Morrow Equipment Company v. VDOT
Original offer $772,224
Settled for $1,209,949
The key issue was that the taking changed the configuration of the owner's parcel so that its modular high rise crane sections could no longer be stored as efficiently. The settlement involved the outright sale of additional land at fair market value which reduced Morrow's damages and reduced VDOT's construction costs by eliminating the need for a large retaining wall.
VEPCO v. Futura LLC
Original Offer: $140,500
Using our expertise and understanding of appraisal practice, we were able to demonstrate a significant flaw in the condemnor's offer appraisal that brought into doubt whether a bona fide offer had actually made. Facing dismissal and the prospect of setting the project schedule back several months, on the eve of the early entry hearing VEPCO settled for nearly three times the initial offer.

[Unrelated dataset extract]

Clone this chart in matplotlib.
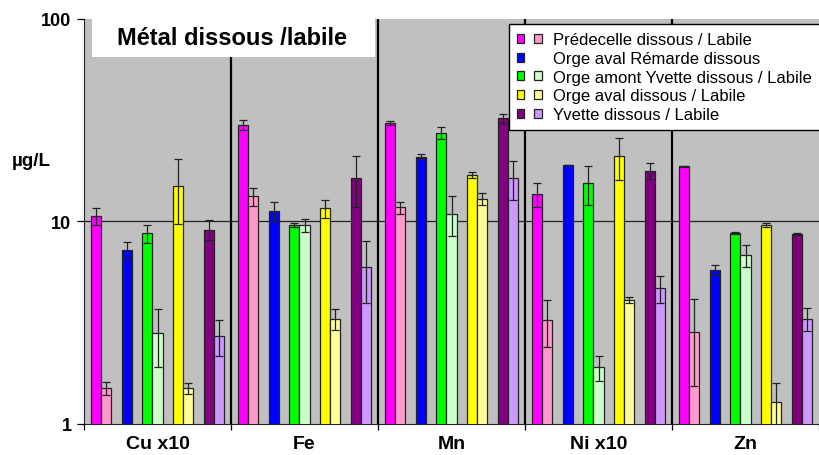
import matplotlib
matplotlib.use('Agg')
import matplotlib.pyplot as plt
import numpy as np
from matplotlib.patches import Patch, Rectangle
from matplotlib.legend_handler import HandlerTuple

plt.rcParams['font.family'] = ['Liberation Sans', 'DejaVu Sans']

# metals (Cu and Ni multiplied by 10)
groups = ["Cu x10", "Fe", "Mn", "Ni x10", "Zn"]

# values, µg/L
pred_dissous = [10.6, 29.9, 30.5, 13.6, 18.7]
pred_dissous_err = [1.0, 1.8, 0.8, 1.9, 0.1]
pred_labile = [1.50, 13.3, 11.7, 3.25, 2.84]
pred_labile_err = [0.11, 1.35, 0.8, 0.85, 1.3]
remarde_dissous = [7.24, 11.2, 20.8, 19.0, 5.77]
remarde_dissous_err = [0.65, 1.2, 0.6, 0.05, 0.3]
amont_dissous = [8.73, 9.6, 27.3, 15.4, 8.73]
amont_dissous_err = [0.9, 0.2, 1.9, 3.3, 0.1]
amont_labile = [2.80, 9.55, 10.9, 1.90, 6.82]
amont_labile_err = [0.9, 0.7, 2.4, 0.27, 0.85]
aval_dissous = [15.0, 11.6, 16.9, 20.9, 9.62]
aval_dissous_err = [5.3, 1.2, 0.6, 5.0, 0.2]
aval_labile = [1.50, 3.30, 12.9, 4.09, 1.29]
aval_labile_err = [0.1, 0.4, 0.85, 0.12, 0.3]
yvette_dissous = [9.1, 16.4, 32.3, 17.8, 8.63]
yvette_dissous_err = [1.0, 4.7, 1.6, 1.7, 0.1]
yvette_labile = [2.71, 5.97, 16.3, 4.67, 3.30]
yvette_labile_err = [0.55, 2.0, 3.5, 0.7, 0.42]

legend_labels = ["Prédecelle dissous / Labile",
                 "Orge aval Rémarde dissous",
                 "Orge amont Yvette dissous / Labile",
                 "Orge aval dissous / Labile",
                 "Yvette dissous / Labile"]

# (values, errors, colour, slot in the group)
series = [
    (pred_dissous, pred_dissous_err, '#FF00FF', 0),
    (pred_labile, pred_labile_err, '#FF99CC', 1),
    (remarde_dissous, remarde_dissous_err, '#0000FF', 3),
    (amont_dissous, amont_dissous_err, '#00FF00', 5),
    (amont_labile, amont_labile_err, '#CCFFCC', 6),
    (aval_dissous, aval_dissous_err, '#FFFF00', 8),
    (aval_labile, aval_labile_err, '#FFFF99', 9),
    (yvette_dissous, yvette_dissous_err, '#800080', 11),
    (yvette_labile, yvette_labile_err, '#CC99FF', 12),
]

n_slots = 13
span = 0.9065
w = span / n_slots
left = (1 - span) / 2

fig = plt.figure(figsize=(8.19, 4.56), dpi=100)
ax = fig.add_axes([84 / 819, 1 - 425 / 456, 735 / 819, 405.4 / 456])
ax.set_facecolor('#C0C0C0')
ax.set_yscale('log')
ax.set_ylim(1, 100)
ax.set_xlim(0, len(groups))

x0 = np.arange(len(groups))
for vals, errs, col, slot in series:
    xs = x0 + left + (slot + 0.5) * w
    ax.bar(xs, vals, width=w, color=col, edgecolor='#222222', linewidth=0.9, zorder=3)
    ax.errorbar(xs, vals, yerr=errs, fmt='none', ecolor='#222222', elinewidth=0.9,
                capsize=3, capthick=0.9, zorder=4)

# gridline and group separators
ax.axhline(10, color='#222222', lw=0.9, zorder=1)
for b in range(1, len(groups)):
    ax.axvline(b, color='black', lw=1.6, zorder=2)

ax.set_yticks([1, 10, 100])
ax.set_yticklabels(['1', '10', '100'], fontsize=13, fontweight='bold')
ax.yaxis.set_minor_locator(matplotlib.ticker.NullLocator())
ax.tick_params(axis='y', direction='out', length=5, width=0.9, pad=4)

ax.set_xticks(np.arange(len(groups) + 1))
ax.set_xticklabels([''] * (len(groups) + 1))
ax.set_xticks(x0 + 0.5, minor=True)
ax.set_xticklabels(groups, minor=True, fontsize=14, fontweight='bold')
ax.tick_params(axis='x', which='major', direction='out', length=4, width=0.9)
ax.tick_params(axis='x', which='minor', length=0, pad=8)

for s in ['top', 'right']:
    ax.spines[s].set_visible(False)
ax.spines['left'].set_color('#222222')
ax.spines['bottom'].set_color('#222222')

# title box
ax.add_patch(Rectangle((0.011, 0.905), 0.385, 0.1, transform=ax.transAxes,
                       facecolor='white', edgecolor='none', zorder=5, clip_on=False))
ax.text(0.202, 0.953, "Métal dissous /labile", transform=ax.transAxes,
        ha='center', va='center', fontsize=17, fontweight='bold', zorder=6)

fig.text(31 / 819, 1 - 162 / 456, "µg/L", ha='center', va='center',
         fontsize=13.5, fontweight='bold')

# legend with dissous / labile swatches side by side
empty = Patch(facecolor='none', edgecolor='none')
handles = []
for i, (dis, lab) in enumerate([(0, 1), (2, None), (3, 4), (5, 6), (7, 8)]):
    p1 = Patch(facecolor=series[dis][2], edgecolor='#222222', linewidth=0.9)
    p2 = empty if lab is None else Patch(facecolor=series[lab][2], edgecolor='#222222', linewidth=0.9)
    handles.append((p1, p2))

leg = fig.legend(handles, legend_labels, loc='upper left',
                 bbox_to_anchor=(509 / 819, 1 - 25 / 456),
                 handler_map={tuple: HandlerTuple(ndivide=None, pad=0.6)},
                 fontsize=12, handlelength=1.45, handleheight=0.45,
                 handletextpad=0.7, labelspacing=0.22, borderpad=0.5,
                 borderaxespad=0, fancybox=False, framealpha=1,
                 edgecolor='black')
leg.get_frame().set_linewidth(1.0)

plt.savefig('out.png', dpi=100)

VEPCO v. Superior Investments LLC
Original Offer: $77,600
Through aggressive discovery Kevin obtained information that brought into question the public purpose of the project. Rather than risk an adverse ruling on the issue, VEPCO agreed to a settlement nearly four times the initial appraised value.
Atlantic Coast Pipeline v. Kelk
Original Offer: $12,650
In this matter ACP was seeking to widen, pave and use an existing private gravel road for to gain access to a ridgeline where the pipeline was to eventually be constructed. Kevin was able to use his experience and understanding of the project's construction plan to determine that there was an extremely heightened time sensitive need for ACP to gain access at this location. This knowledge proved critical in reaching a quick settlement in excess of six times the amount of the original offer. The resolution permitted the condemnor to keep up with the construction schedule and resulted in a very favorable monetary award to the property owner. In addition to the monetary award, we were able to negotiate a provision in the settlement agreement mandating that if the project were ever abandoned the acquired easement would revert back to the property owner with no requirement for repayment. (A condition that came to fruition when ACP abandoned the project in 2020).